Les femmes s’emparent de la rue pour clamer leur ras-le-bol
14 juin 2019Edition N°2518
A minuit, jeudi soir, un tohu-bohu sur la place Pestalozzi a marqué le lancement de la journée de grève des femmes. Les actions se sont succédé jusqu’à 17h22, vendredi, lorsque les militantes ont rejoint Lausanne.
Est-ce en raison de la pluie, ou parce qu’il est encore trop tôt pour que des anonymes rejoignent le collectif de la Grève des femmes? Toujours est-il qu’à la rue du Lac, ce vendredi 14 juin vers 9 heures à Yverdon-les-Bains, elles ne sont qu’une douzaine à scander leur slogan «so-so-solidarité avec les femmes de», en passant d’un magasin à l’autre.
Sifflet en bouche, clochette à la main, les militantes distribuent des badges aux couleurs de la manifestation et proposent du vernis ou du rouge à lèvres mauve aux travailleuses des enseignes qu’elles visitent. La plupart des vendeuses ne répondent pas, et affichent parfois un sourire gêné. Une femme, probablement de confession musulmane, refuse de prendre le badge que les manifestantes lui offrent. Elle voit dans le symbole féminin – qui représente le miroir de Vénus – la représentation d’une croix chrétienne.

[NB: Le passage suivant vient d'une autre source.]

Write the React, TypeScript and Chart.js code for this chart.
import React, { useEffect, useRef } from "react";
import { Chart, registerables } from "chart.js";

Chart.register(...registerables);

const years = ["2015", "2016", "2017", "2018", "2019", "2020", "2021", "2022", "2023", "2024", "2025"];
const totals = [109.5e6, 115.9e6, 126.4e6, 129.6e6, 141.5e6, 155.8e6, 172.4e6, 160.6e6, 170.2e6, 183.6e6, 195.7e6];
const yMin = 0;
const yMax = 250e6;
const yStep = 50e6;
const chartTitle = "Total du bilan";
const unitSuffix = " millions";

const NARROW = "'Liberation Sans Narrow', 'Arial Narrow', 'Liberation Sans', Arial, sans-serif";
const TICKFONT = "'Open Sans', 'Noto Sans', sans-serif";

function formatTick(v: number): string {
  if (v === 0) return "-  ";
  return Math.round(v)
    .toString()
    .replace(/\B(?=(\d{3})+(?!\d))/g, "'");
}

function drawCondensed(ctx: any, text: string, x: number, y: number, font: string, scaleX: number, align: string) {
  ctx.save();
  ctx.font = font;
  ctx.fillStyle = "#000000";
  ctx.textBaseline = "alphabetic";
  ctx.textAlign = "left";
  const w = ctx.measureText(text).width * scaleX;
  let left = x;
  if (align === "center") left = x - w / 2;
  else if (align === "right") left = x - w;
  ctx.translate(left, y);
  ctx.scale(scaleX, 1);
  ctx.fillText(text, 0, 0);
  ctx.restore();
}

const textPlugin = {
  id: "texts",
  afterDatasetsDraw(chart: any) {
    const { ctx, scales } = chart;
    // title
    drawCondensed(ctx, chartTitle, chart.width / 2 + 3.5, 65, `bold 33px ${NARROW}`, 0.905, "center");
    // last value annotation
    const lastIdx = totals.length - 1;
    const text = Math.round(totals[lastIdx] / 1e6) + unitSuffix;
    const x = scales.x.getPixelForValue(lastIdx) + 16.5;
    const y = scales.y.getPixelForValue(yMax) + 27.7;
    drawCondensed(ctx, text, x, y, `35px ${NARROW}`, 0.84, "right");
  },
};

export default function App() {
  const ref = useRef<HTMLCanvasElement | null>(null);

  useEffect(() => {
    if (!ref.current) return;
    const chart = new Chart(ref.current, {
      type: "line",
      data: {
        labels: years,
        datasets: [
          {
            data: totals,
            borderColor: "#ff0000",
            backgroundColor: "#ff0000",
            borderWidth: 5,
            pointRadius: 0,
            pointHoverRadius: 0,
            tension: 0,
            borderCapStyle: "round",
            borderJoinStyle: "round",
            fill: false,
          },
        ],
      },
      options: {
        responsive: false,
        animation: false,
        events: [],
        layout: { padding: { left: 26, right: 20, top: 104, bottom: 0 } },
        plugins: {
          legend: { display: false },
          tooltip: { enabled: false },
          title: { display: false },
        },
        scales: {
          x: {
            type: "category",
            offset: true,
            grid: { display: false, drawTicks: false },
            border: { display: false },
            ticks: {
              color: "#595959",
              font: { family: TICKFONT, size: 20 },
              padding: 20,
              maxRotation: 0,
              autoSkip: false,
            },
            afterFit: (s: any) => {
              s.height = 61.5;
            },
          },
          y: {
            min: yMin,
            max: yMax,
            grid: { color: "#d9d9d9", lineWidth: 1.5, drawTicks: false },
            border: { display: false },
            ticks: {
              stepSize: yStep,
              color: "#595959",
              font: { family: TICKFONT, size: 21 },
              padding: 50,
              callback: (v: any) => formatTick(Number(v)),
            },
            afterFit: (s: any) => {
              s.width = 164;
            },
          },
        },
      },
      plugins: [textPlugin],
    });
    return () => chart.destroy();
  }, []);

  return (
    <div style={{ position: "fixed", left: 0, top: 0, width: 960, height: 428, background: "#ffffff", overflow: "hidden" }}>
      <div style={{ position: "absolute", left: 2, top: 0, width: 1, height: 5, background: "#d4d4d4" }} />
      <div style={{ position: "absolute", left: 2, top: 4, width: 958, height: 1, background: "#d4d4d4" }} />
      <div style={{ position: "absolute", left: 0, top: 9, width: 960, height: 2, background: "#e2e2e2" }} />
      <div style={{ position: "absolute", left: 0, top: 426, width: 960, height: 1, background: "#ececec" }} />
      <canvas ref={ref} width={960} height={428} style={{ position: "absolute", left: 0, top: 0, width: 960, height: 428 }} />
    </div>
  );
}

Les manifestantes n’insistent pas.
Des jeunes, des moins jeunes, des dames en tailleur, des femmes portant un foulard islamique rose: les revendicatrices appartiennent à tous les milieux, à tous les partis, à toutes les religions, et à tous les pays. Le petit cortège commence à grossir. Il est 10 heures et elles sont maintenant plus d’une vingtaine.

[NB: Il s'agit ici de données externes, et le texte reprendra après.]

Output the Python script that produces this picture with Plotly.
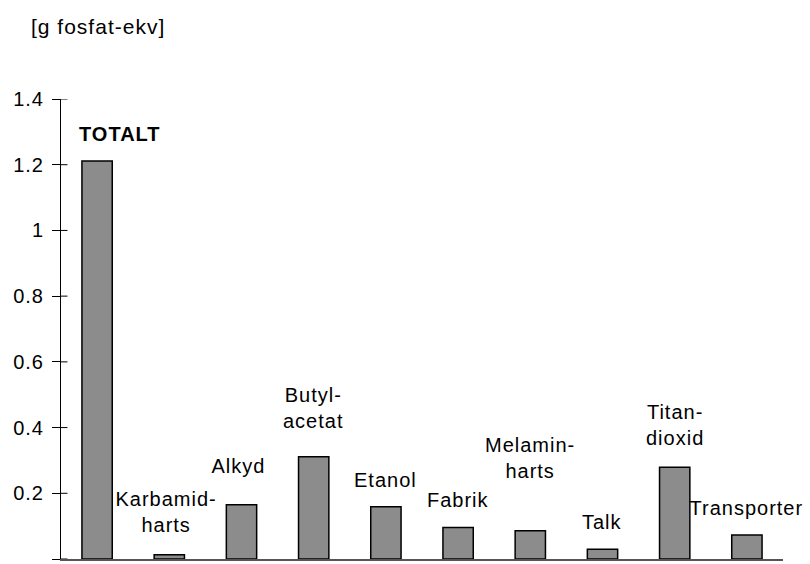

Les rangs s’étoffent au fil des heures
Un passage à l’EMS de la Plaine est prévu. Arrivées sur place, les femmes entonnent un chant italien du XIXe siècle, La Lega, remis au goût du jour: «Holi, hola, le 14 juin nous y voilà, la grève féministe, c’est la grève pour nos droits.» La plupart des résidentes ne comprennent pas vraiment ce qu’il se passe. Mais elles acceptent le foulard, le badge ou le bracelet que les manifestantes leur offrent. Leur passage est apprécié. Du côté du personnel, les femmes de ménage, lingères, et autres animatrices acceptent avec conviction de fixer le badge au revers de leur blouse. On sent que les revendications salariales et d’égalité ont une résonance.
Le groupe, qui continue à grossir, rejoint gentiment la place Pestalozzi. La statue de l’illustre pédagogue brandit une pancarte sur laquelle est inscrit «Pour soutenir les femmes, je garde les enfants». Les chants et les revendications se succèdent sur la place, désormais noire de monde. La manifestation a pris de l’ampleur. à vue d’œil, environ 400 personnes sont présentes. Quelques hommes solidaires ont monté les stands. L’ex-conseiller d’État Pierre-Yves Maillard, qui préside désormais l’Union syndicale suisse, est là. Il précise qu’il ne peut pas rester longtemps, car il doit aller chercher ses enfants à l’école.
Il est 15h30 et les discours s’enchaînent sur la place Pestalozzi. La foule a encore grossi. Elles doivent être maintenant un millier à applaudir, siffler, scander.
Un cortège se forme à 16h30 et se dirige vers la gare. Les femmes vont rejoindre Lausanne et leurs sœurs militantes déjà sur place.